» **Exercise prompt**: Copy every line of the data that includes the string "this".
Start of The records
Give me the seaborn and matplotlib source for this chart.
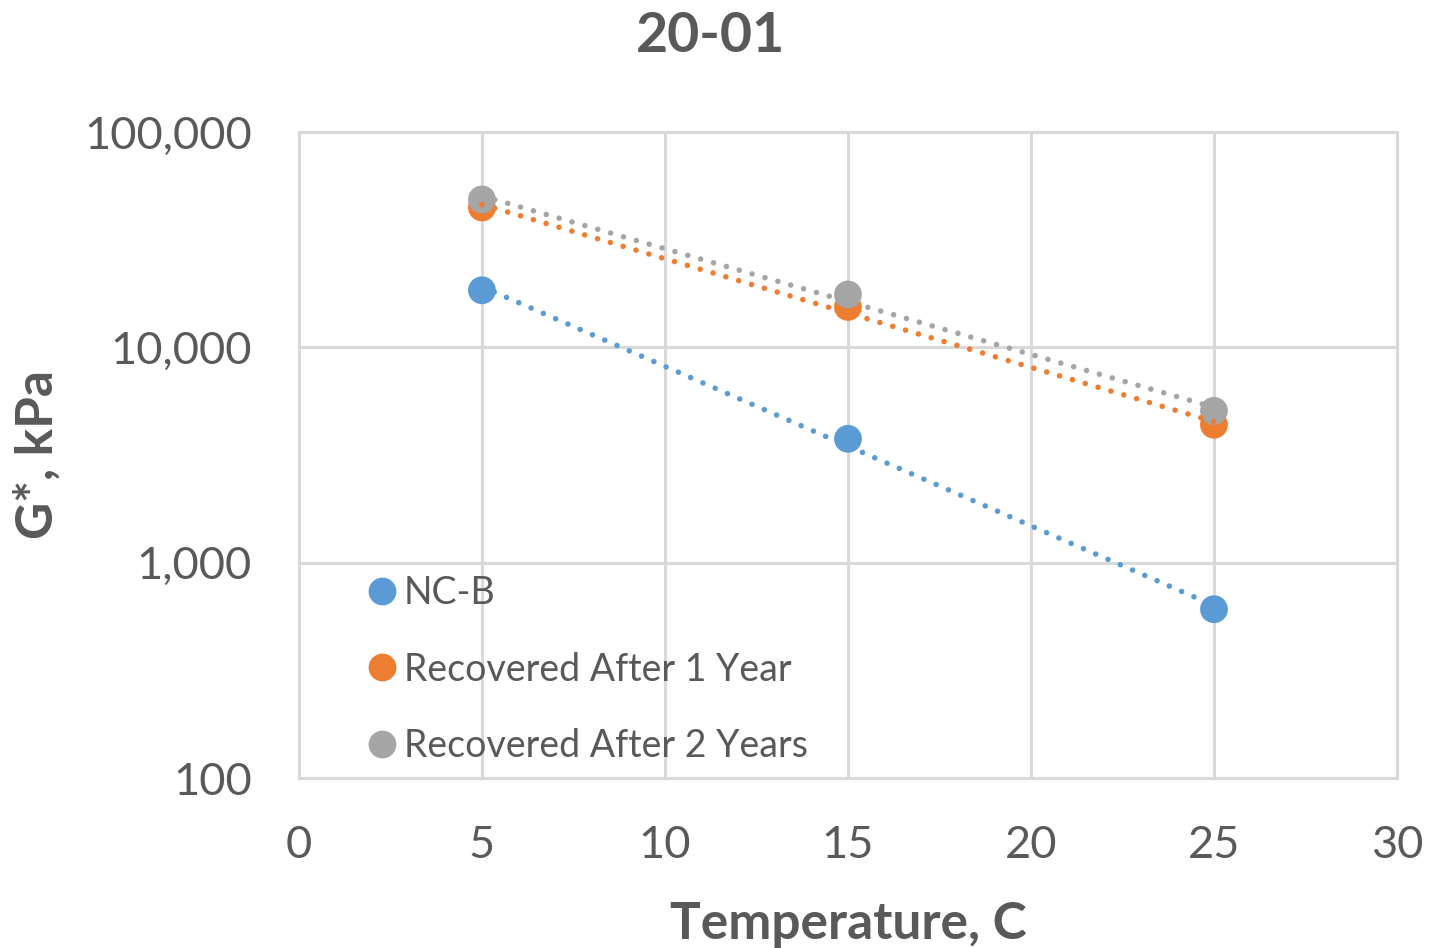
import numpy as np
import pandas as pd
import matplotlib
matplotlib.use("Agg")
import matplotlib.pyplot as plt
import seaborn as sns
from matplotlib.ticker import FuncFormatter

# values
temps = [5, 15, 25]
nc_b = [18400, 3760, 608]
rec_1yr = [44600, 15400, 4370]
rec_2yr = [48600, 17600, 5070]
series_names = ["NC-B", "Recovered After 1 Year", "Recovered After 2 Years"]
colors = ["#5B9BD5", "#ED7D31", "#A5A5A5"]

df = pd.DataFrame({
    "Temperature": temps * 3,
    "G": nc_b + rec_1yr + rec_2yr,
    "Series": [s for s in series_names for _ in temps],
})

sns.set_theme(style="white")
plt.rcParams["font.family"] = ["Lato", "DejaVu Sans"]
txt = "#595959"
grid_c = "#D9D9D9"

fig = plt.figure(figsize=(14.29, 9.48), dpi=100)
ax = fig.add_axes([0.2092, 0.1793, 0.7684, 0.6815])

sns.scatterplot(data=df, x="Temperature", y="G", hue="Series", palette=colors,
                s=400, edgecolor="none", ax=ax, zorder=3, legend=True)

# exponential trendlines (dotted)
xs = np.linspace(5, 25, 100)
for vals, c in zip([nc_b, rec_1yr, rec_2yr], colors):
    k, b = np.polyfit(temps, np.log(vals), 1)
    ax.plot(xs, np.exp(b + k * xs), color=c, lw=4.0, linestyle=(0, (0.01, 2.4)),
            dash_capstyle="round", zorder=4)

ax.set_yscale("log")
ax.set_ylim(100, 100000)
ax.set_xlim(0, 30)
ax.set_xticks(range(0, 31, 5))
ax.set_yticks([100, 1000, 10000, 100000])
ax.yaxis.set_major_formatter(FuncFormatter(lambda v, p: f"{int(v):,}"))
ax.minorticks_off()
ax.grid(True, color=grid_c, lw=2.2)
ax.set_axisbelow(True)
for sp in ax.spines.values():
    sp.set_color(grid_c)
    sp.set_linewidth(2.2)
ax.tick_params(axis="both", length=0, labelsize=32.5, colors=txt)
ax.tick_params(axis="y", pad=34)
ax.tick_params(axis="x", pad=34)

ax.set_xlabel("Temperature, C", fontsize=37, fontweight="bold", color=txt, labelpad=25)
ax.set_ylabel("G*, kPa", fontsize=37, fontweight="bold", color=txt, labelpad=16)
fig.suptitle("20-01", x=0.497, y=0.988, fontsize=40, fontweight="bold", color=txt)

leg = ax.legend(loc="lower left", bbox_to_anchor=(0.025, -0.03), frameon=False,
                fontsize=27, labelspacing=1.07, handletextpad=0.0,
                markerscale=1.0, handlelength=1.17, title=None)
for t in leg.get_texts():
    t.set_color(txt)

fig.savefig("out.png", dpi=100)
End of The records
Start of The records
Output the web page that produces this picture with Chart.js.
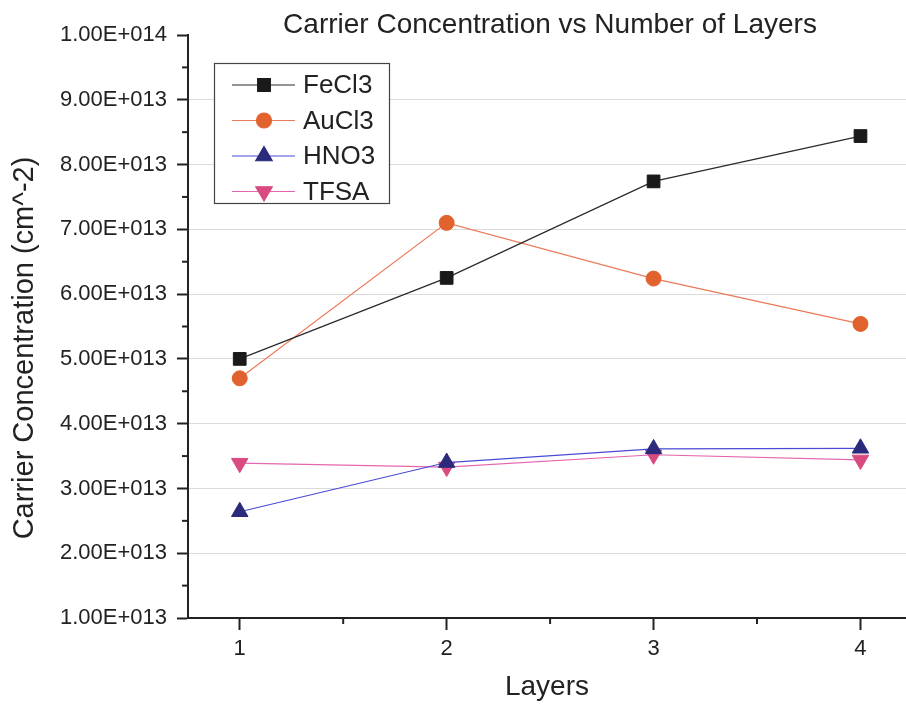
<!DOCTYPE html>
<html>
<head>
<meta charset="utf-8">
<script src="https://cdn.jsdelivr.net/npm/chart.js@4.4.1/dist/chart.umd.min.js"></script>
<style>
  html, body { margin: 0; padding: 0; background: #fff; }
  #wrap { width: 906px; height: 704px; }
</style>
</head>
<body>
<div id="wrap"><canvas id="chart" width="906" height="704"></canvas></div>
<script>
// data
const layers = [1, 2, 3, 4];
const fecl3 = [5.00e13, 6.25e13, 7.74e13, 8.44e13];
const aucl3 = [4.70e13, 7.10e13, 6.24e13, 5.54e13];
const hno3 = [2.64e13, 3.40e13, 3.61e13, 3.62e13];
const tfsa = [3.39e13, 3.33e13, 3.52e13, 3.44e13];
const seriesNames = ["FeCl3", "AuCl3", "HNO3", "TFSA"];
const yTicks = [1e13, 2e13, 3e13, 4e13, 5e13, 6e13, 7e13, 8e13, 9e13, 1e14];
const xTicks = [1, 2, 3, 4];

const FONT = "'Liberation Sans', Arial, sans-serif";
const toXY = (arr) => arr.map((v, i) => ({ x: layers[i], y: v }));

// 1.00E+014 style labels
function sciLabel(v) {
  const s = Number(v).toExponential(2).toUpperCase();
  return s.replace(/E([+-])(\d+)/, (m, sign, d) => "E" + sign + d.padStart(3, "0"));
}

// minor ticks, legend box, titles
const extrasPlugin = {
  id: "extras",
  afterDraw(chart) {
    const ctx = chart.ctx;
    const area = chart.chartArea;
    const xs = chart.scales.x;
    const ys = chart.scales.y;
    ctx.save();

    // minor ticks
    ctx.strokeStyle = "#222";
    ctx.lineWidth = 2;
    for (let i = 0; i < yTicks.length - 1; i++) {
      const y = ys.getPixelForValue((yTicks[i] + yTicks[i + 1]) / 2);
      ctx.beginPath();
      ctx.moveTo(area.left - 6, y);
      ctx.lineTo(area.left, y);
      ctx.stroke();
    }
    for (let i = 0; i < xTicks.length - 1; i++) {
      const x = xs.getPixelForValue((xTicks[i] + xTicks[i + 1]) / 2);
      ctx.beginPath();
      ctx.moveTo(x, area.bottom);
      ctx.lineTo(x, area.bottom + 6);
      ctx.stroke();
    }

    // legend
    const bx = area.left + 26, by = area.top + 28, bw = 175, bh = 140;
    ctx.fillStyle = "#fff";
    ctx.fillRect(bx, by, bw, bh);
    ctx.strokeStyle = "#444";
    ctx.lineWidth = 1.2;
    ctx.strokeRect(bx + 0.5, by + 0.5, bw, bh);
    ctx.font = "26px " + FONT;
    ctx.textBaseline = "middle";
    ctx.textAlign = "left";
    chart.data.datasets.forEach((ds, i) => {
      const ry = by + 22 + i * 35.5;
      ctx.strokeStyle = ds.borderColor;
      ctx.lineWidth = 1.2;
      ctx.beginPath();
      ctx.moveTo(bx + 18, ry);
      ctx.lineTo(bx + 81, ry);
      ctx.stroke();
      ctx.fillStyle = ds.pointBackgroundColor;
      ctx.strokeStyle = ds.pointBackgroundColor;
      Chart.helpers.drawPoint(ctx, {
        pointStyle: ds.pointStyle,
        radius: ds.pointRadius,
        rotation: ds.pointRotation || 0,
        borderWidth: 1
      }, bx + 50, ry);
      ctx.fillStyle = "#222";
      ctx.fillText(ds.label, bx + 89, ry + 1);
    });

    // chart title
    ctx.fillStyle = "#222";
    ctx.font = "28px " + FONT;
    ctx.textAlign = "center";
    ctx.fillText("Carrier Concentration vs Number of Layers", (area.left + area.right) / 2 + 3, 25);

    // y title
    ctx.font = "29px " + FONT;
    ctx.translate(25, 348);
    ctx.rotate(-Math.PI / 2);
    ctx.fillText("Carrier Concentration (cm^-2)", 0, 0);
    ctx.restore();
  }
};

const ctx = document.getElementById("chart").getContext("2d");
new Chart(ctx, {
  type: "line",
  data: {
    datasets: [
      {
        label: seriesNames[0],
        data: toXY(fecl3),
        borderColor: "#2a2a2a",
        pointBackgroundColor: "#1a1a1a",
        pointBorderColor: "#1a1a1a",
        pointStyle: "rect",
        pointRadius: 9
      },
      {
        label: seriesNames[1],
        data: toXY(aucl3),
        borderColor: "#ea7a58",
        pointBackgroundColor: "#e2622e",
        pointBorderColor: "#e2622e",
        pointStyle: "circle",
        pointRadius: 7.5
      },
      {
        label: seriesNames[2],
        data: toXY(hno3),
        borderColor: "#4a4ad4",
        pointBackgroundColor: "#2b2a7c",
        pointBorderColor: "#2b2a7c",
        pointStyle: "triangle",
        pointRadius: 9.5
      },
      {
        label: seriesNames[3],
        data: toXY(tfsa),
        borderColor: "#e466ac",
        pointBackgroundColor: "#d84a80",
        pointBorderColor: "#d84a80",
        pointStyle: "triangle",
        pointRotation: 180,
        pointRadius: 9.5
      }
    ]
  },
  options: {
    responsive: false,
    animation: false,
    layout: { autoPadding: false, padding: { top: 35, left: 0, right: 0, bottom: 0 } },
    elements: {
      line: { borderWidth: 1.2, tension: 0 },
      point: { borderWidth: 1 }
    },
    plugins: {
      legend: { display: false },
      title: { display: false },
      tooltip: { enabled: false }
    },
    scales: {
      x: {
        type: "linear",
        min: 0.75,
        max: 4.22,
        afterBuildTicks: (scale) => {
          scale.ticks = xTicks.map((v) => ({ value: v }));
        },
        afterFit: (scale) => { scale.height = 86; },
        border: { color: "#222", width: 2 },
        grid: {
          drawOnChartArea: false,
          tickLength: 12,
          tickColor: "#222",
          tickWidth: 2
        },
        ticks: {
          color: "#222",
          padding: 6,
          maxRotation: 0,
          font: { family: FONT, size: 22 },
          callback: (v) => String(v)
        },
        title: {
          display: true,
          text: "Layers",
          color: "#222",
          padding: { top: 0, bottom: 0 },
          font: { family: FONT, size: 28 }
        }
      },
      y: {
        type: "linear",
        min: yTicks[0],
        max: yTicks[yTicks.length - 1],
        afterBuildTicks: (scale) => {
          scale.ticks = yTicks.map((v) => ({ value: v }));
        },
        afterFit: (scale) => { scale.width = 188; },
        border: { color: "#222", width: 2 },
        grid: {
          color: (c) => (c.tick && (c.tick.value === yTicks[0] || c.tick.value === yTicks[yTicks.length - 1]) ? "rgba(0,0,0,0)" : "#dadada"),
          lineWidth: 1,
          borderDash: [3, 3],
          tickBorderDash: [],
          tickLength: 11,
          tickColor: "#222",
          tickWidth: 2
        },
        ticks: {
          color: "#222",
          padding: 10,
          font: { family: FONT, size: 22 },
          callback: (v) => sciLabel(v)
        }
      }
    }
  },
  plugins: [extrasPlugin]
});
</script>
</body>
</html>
End of The records
» **The answer**:
Give me the seaborn and matplotlib source for this chart.
Output the web page that produces this picture with Chart.js.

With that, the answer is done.